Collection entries
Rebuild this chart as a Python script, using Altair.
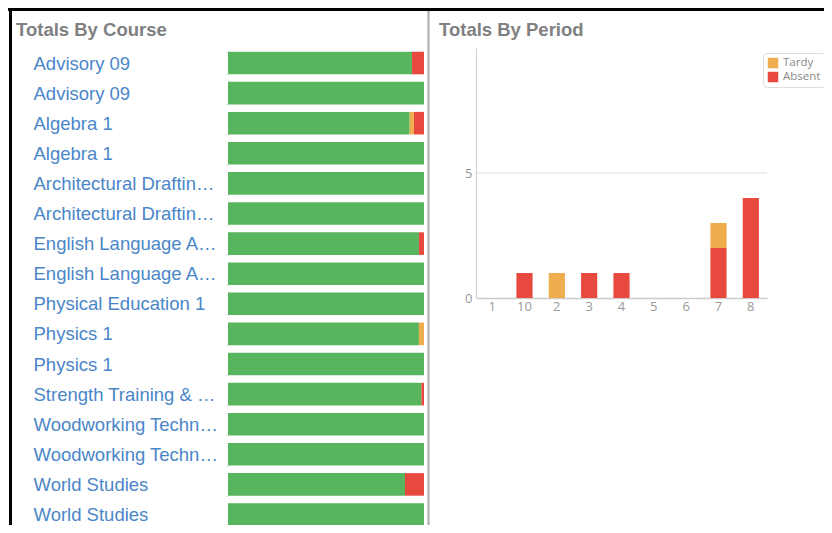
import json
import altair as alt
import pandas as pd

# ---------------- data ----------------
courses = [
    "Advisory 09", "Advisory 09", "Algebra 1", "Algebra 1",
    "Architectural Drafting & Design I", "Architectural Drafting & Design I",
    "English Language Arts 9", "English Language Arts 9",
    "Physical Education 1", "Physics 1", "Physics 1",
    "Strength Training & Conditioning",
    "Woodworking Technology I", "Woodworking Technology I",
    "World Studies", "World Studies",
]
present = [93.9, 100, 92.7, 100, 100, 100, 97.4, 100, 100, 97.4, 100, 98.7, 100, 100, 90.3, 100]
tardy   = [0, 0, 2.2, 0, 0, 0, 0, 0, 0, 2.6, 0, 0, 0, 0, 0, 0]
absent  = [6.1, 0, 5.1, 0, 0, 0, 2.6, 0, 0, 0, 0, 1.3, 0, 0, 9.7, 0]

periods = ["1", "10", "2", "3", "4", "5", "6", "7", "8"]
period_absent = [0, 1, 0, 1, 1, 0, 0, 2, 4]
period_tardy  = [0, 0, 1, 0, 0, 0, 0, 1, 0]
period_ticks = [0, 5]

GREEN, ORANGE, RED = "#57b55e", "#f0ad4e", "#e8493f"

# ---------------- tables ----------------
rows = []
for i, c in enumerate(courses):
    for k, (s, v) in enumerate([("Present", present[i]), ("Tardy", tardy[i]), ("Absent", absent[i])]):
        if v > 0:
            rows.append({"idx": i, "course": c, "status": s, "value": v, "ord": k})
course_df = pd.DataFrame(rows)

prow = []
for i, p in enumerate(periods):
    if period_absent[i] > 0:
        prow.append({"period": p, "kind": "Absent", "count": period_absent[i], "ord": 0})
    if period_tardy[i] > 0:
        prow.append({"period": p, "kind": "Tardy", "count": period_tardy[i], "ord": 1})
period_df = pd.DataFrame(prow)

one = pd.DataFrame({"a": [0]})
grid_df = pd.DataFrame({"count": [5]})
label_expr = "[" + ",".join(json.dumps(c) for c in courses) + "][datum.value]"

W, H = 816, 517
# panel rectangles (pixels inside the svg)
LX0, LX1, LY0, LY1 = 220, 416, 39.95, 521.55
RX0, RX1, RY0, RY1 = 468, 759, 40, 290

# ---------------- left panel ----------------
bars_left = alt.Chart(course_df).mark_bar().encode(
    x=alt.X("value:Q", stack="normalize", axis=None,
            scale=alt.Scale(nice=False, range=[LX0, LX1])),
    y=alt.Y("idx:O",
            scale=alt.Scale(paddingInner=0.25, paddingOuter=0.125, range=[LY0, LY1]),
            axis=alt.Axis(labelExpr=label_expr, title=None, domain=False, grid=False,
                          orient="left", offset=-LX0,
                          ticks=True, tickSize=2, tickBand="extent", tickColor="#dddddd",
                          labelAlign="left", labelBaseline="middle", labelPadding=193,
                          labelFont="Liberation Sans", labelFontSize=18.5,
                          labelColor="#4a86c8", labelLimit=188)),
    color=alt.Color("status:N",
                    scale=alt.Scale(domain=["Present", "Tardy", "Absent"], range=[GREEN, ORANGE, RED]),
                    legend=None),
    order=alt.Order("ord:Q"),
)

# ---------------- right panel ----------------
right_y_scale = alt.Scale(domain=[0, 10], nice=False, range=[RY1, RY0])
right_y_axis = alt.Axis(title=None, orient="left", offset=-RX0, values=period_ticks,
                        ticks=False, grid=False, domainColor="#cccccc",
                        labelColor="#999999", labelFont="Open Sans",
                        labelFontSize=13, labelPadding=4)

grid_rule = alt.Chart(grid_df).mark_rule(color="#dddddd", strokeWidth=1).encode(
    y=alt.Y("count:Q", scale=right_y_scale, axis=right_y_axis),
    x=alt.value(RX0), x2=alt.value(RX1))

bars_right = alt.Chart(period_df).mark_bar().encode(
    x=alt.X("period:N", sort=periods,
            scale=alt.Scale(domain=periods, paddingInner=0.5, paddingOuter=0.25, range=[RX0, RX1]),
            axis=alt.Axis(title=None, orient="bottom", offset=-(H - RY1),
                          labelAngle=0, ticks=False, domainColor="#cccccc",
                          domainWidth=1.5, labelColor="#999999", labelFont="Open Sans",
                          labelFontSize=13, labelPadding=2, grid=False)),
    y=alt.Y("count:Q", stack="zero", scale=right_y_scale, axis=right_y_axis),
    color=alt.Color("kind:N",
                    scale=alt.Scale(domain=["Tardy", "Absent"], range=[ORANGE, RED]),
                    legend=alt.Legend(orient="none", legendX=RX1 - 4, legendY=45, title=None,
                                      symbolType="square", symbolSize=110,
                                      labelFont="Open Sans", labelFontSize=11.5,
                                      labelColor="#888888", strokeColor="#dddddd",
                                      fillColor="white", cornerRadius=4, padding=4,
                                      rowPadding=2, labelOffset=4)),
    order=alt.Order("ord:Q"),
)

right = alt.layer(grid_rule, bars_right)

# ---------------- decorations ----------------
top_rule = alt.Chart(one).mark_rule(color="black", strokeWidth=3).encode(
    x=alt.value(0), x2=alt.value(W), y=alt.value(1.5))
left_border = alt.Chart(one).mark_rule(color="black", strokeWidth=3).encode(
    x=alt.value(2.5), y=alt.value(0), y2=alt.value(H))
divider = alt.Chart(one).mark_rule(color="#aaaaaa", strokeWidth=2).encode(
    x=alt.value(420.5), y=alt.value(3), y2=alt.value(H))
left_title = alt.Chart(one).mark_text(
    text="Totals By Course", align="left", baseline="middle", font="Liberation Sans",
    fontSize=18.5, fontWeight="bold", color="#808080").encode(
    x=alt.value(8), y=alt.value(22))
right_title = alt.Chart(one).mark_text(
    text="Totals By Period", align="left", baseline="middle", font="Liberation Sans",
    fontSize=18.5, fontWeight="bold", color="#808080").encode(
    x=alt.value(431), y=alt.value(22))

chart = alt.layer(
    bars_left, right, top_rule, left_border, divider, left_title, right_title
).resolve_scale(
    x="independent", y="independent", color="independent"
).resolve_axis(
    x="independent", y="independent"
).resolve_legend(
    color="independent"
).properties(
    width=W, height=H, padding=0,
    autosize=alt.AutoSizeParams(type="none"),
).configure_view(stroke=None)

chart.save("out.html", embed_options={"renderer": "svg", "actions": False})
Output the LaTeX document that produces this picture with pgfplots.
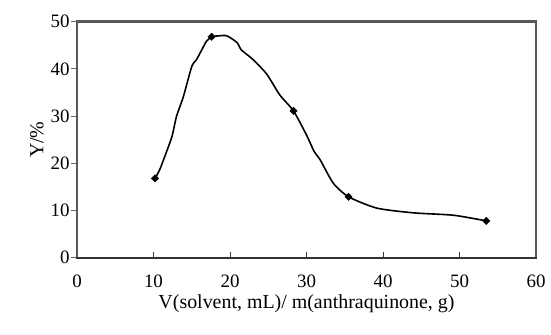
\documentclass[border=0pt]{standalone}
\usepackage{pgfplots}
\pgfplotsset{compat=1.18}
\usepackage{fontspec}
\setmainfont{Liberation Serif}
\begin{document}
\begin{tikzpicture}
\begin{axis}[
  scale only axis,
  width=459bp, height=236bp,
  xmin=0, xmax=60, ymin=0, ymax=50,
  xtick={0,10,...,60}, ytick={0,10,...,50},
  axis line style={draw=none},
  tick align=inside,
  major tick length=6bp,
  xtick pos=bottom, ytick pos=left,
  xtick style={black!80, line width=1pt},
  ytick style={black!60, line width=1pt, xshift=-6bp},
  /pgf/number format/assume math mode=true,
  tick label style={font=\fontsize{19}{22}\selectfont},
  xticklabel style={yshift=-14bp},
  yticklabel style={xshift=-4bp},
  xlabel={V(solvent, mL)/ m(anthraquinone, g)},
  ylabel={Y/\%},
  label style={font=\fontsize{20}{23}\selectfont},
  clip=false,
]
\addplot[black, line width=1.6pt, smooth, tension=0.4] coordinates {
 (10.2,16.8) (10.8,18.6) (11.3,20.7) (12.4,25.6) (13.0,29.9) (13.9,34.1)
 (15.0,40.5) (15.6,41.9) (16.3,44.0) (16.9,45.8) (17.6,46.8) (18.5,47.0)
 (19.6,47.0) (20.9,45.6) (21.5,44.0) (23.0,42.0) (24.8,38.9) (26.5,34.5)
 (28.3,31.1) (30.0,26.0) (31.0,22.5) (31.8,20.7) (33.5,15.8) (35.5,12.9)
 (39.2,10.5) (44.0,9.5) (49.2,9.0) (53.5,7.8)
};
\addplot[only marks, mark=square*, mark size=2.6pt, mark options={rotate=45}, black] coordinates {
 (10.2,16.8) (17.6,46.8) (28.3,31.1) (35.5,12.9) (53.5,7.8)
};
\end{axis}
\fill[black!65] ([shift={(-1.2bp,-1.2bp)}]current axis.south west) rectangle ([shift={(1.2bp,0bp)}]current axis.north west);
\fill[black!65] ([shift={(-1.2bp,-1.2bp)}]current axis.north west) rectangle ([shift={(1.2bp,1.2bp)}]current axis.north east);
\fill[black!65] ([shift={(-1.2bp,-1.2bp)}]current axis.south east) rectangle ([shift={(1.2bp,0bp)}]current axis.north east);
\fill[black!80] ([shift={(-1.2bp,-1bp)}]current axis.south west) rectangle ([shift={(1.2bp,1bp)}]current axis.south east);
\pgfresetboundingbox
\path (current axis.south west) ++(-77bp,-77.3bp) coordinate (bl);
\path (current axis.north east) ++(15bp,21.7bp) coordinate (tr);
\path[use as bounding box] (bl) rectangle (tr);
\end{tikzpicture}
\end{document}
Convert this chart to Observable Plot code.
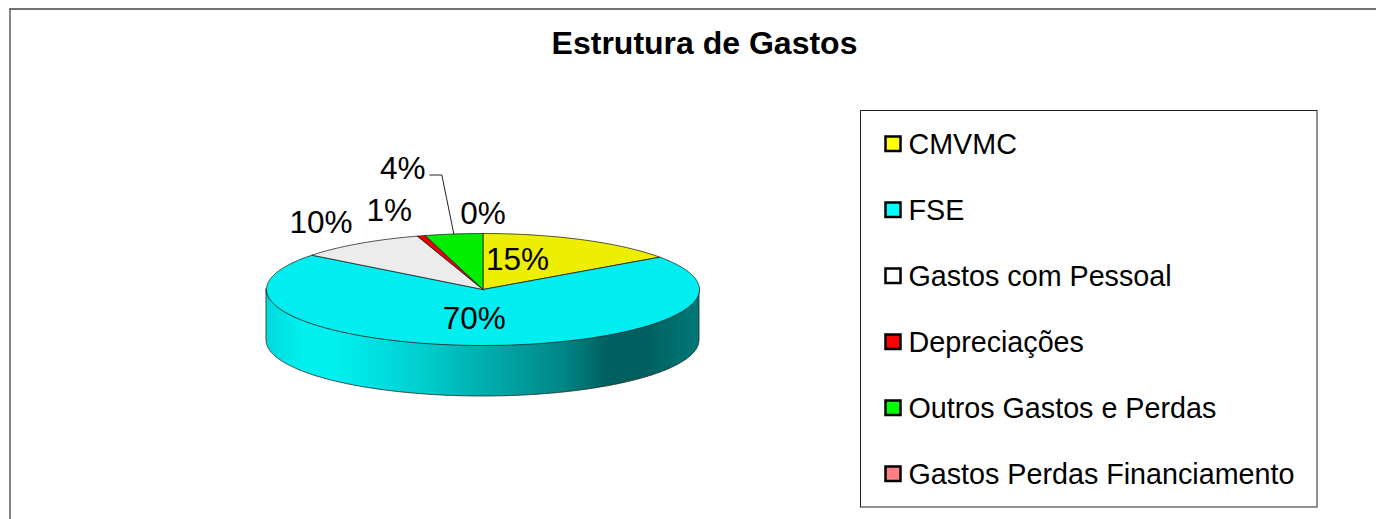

— WHAT YOU WILL DO —
For the listing above, give the number of lines in which the string "this" occurs, and nothing else.

— EXERCISE SOLUTION —
3